Jehovah's Witnesses Translate The Bible In Indigenous Language — Is This Colonialism?
The Jehovah's Witnesses in Chile have launched a Bible version translated into the native Mapudungun language, evidently indifferent to the concerns of a nation striving to save its identity from the Western cultural juggernaut.

A Mapuche family awaits for Chilean President Gabriel Boric to arrive at the traditional Te Deum in the Cathedral of Santiago, on Chile's Independence Day.
NEUQUÉN — The Bible can now be read in Mapuzugun, the language of the Mapuche, an ancestral nation living across Chile and Argentina. It took the Chilean branch of the Jehovah's Witnesses, a latter-day Protestant church often associated with door-to-door proselytizing and cold calling, three years to translate it into "21st-century Mapuzugun".

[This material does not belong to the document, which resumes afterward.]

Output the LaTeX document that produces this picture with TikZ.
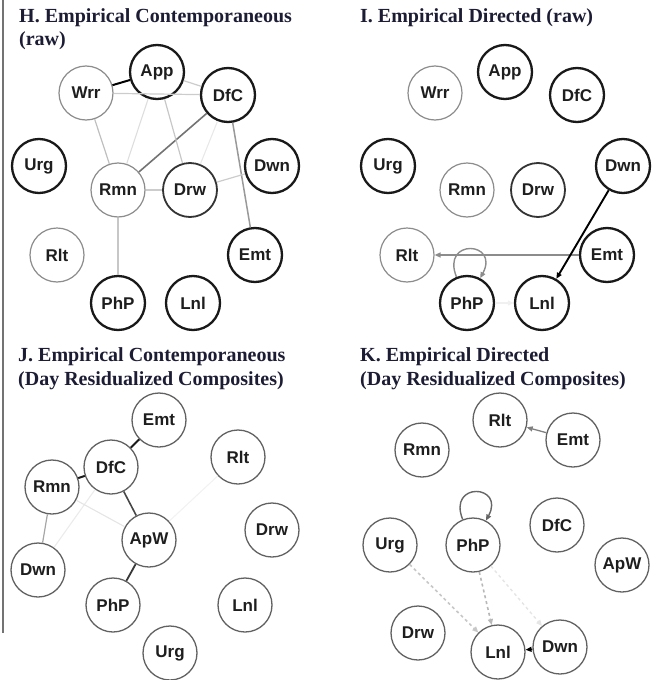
\documentclass[tikz,border=0pt]{standalone}
\usepackage{fontspec}
\setmainfont{Liberation Serif}
\newfontfamily\nodefont{Liberation Sans}
\usetikzlibrary{arrows.meta}
\definecolor{titlecol}{RGB}{28,28,52}
\definecolor{txtcol}{RGB}{30,30,30}
\begin{document}
\begin{tikzpicture}[x=1pt,y=-1pt,
  nd/.style={circle,minimum size=54pt,inner sep=0pt,fill=white,
    font=\nodefont\bfseries\fontsize{17}{17}\selectfont,text=txtcol},
  thk/.style={nd,draw=black!90,line width=2.3pt},
  thn/.style={nd,draw=black!45,line width=1.2pt},
  med/.style={nd,draw=black!80,line width=1.8pt},
  std/.style={nd,draw=black!62,line width=1.3pt},
  ttl/.style={anchor=base west,inner sep=0pt,
    font=\bfseries\fontsize{20}{24}\selectfont,text=titlecol},
  lnk/.style={line width=#1},
  tip/.style={-{Triangle[length=6pt,width=5pt]}}
]
\useasboundingbox (0,0) rectangle (657,680);
\coordinate (vtop) at (3,0);
\coordinate (vbot) at (3,633);
\draw[black!55,line width=2pt] (vtop) -- (vbot);

% ---------------- H ----------------
\node[ttl] (tH1) at (19,22) {H. Empirical Contemporaneous};
\node[ttl] (tH2) at (19,45) {(raw)};
\node[thk] (hApp) at (157,72) {App};
\node[thn] (hWrr) at (86,93) {Wrr};
\node[thk] (hDfC) at (228,95) {DfC};
\node[thk] (hUrg) at (39,166) {Urg};
\node[thn] (hRmn) at (118,190) {Rmn};
\node[med] (hDrw) at (190,190) {Drw};
\node[thk] (hDwn) at (272,166) {Dwn};
\node[thn] (hRlt) at (57,255) {Rlt};
\node[thk] (hEmt) at (255,255) {Emt};
\node[thk] (hPhP) at (118,303) {PhP};
\node[thk] (hLnl) at (193,303) {Lnl};
\draw[lnk=2pt,black] (hWrr) -- (hApp);
\draw[lnk=1.6pt,black!55] (hDfC) -- (hRmn);
\draw[lnk=1.5pt,black!40] (hDfC) -- (hEmt);
\draw[lnk=1.2pt,black!20] (hWrr) -- (hDfC);
\draw[lnk=1.2pt,black!20] (hApp) -- (hDfC);
\draw[lnk=1.2pt,black!25] (hWrr) -- (hRmn);
\draw[lnk=1.1pt,black!13] (hApp) -- (hRmn);
\draw[lnk=1.2pt,black!22] (hApp) -- (hDrw);
\draw[lnk=1.1pt,black!9] (hDfC) -- (hDrw);
\draw[lnk=1.2pt,black!20] (hRmn) -- (hDrw);
\draw[lnk=1.2pt,black!20] (hDrw) -- (hDwn);
\draw[lnk=1.2pt,black!22] (hRmn) -- (hPhP);

% ---------------- I ----------------
\node[ttl] (tI1) at (360,22) {I. Empirical Directed (raw)};
\node[thk] (iApp) at (505,72) {App};
\node[thn] (iWrr) at (435,93) {Wrr};
\node[thk] (iDfC) at (577,95) {DfC};
\node[thk] (iUrg) at (388,166) {Urg};
\node[thn] (iRmn) at (467,190) {Rmn};
\node[med] (iDrw) at (538,190) {Drw};
\node[thk] (iDwn) at (623,166) {Dwn};
\node[thn] (iRlt) at (407,255) {Rlt};
\node[thk] (iEmt) at (607,255) {Emt};
\node[thk] (iPhP) at (467,303) {PhP};
\node[thk] (iLnl) at (542,303) {Lnl};
\draw[lnk=1.4pt,black!45,tip] (iEmt) -- (iRlt);
\draw[lnk=1.9pt,black,tip] (iDwn) -- (iLnl);
\draw[lnk=1.4pt,black!45,tip] (iPhP) to[out=112,in=62,looseness=4.5] (iPhP);
\draw[lnk=1.2pt,black!6,tip] (iPhP) -- (iLnl);

% ---------------- J ----------------
\node[ttl] (tJ1) at (18,361) {J. Empirical Contemporaneous};
\node[ttl] (tJ2) at (18,385) {(Day Residualized Composites)};
\node[std] (jEmt) at (159,420) {Emt};
\node[std] (jRlt) at (238,457) {Rlt};
\node[std] (jDfC) at (111,467) {DfC};
\node[std] (jRmn) at (52,487) {Rmn};
\node[std] (jDrw) at (272,530) {Drw};
\node[std] (jApW) at (149,540) {ApW};
\node[std] (jDwn) at (38,570) {Dwn};
\node[std] (jPhP) at (113,605) {PhP};
\node[std] (jLnl) at (245,605) {Lnl};
\node[std] (jUrg) at (170,653) {Urg};
\draw[lnk=2pt,black!90] (jEmt) -- (jDfC);
\draw[lnk=2pt,black!90] (jDfC) -- (jRmn);
\draw[lnk=1.6pt,black!72] (jDfC) -- (jApW);
\draw[lnk=1.8pt,black!78] (jApW) -- (jPhP);
\draw[lnk=1.2pt,black!35] (jRmn) -- (jDwn);
\draw[lnk=1.1pt,black!8] (jDfC) -- (jDwn);
\draw[lnk=1.1pt,black!10] (jRmn) -- (jApW);
\draw[lnk=1.1pt,black!5] (jApW) -- (jRlt);

% ---------------- K ----------------
\node[ttl] (tK1) at (360,361) {K. Empirical Directed};
\node[ttl] (tK2) at (360,385) {(Day Residualized Composites)};
\node[std] (kRlt) at (500,420) {Rlt};
\node[std] (kEmt) at (573,440) {Emt};
\node[std] (kRmn) at (422,450) {Rmn};
\node[std] (kDfC) at (557,525) {DfC};
\node[std] (kUrg) at (390,545) {Urg};
\node[std] (kPhP) at (473,545) {PhP};
\node[std] (kApW) at (622,565) {ApW};
\node[std] (kDrw) at (418,633) {Drw};
\node[std] (kLnl) at (498,652) {Lnl};
\node[std] (kDwn) at (560,647) {Dwn};
\draw[lnk=1.3pt,black!50,tip] (kEmt) -- (kRlt);
\draw[lnk=1.4pt,black!60,tip] (kPhP) to[out=112,in=62,looseness=4.5] (kPhP);
\draw[lnk=1.6pt,black!22,dashed,tip] (kUrg) -- (kLnl);
\draw[lnk=1.6pt,black!28,dashed,tip] (kPhP) -- (kLnl);
\draw[lnk=1.4pt,black!10,dashed,tip] (kPhP) -- (kDwn);
\draw[lnk=1.3pt,black,tip] (kDwn) -- (kLnl);
\end{tikzpicture}
\end{document}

The church's Mapuche members in Chile welcomed the book when it was launched in Santiago last June, but some of their brethren see it rather as a cultural imposition. The Mapuche were historically a fighting nation, and fiercely resisted both the Spanish conquerors and subsequent waves of European settlers. They are still fighting for land rights in Chile.
The Mapuche Confederation of Neuquén made clear on Facebook that they view the Biblia Mapuzugun Mateo-Apocalipsis as another attempt "at colonization and religious domination" using that church's "enormous economic power". For the Mapuche, the language is both "a symbol of identity" and "vehicle of ethical values". Mapuzugun, it stated, links the Mapuche to their land, and conveys "knowledge and values through ritual and ceremonial practices.
A 500-year-old story
While it said the Mapuche "respectfully" interact with the white population and their culture, "this does not mean ... confusion or mixing". The Confederation said it would "condemn and reject" any bid to introduce an "outside religion" through a language "that is foreign to it, in order to change us and turn us into people alien to ourselves." Some 250,000 people currently speak Mapuzugun or mapudungún in southern Chile and Argentina.
For the Mapuche, the language is "a symbol of identity".
The head of the Jehovah's Witnesses remote translation office in Chile, Rodrigo Pérez, says the Mapuche are traditionally respectful of religion, though "the majority" had no literacy in their own language. Geraldine Abarca, a bilingual education specialist who attended the Bible launch in Chile, said it is "interesting" and probably more effective to promote "an understanding of the world" in one's own language.
Is this patronizing? They're repeating in different words what the Europeans have been telling native Americans for 500 years — that they are not civilized.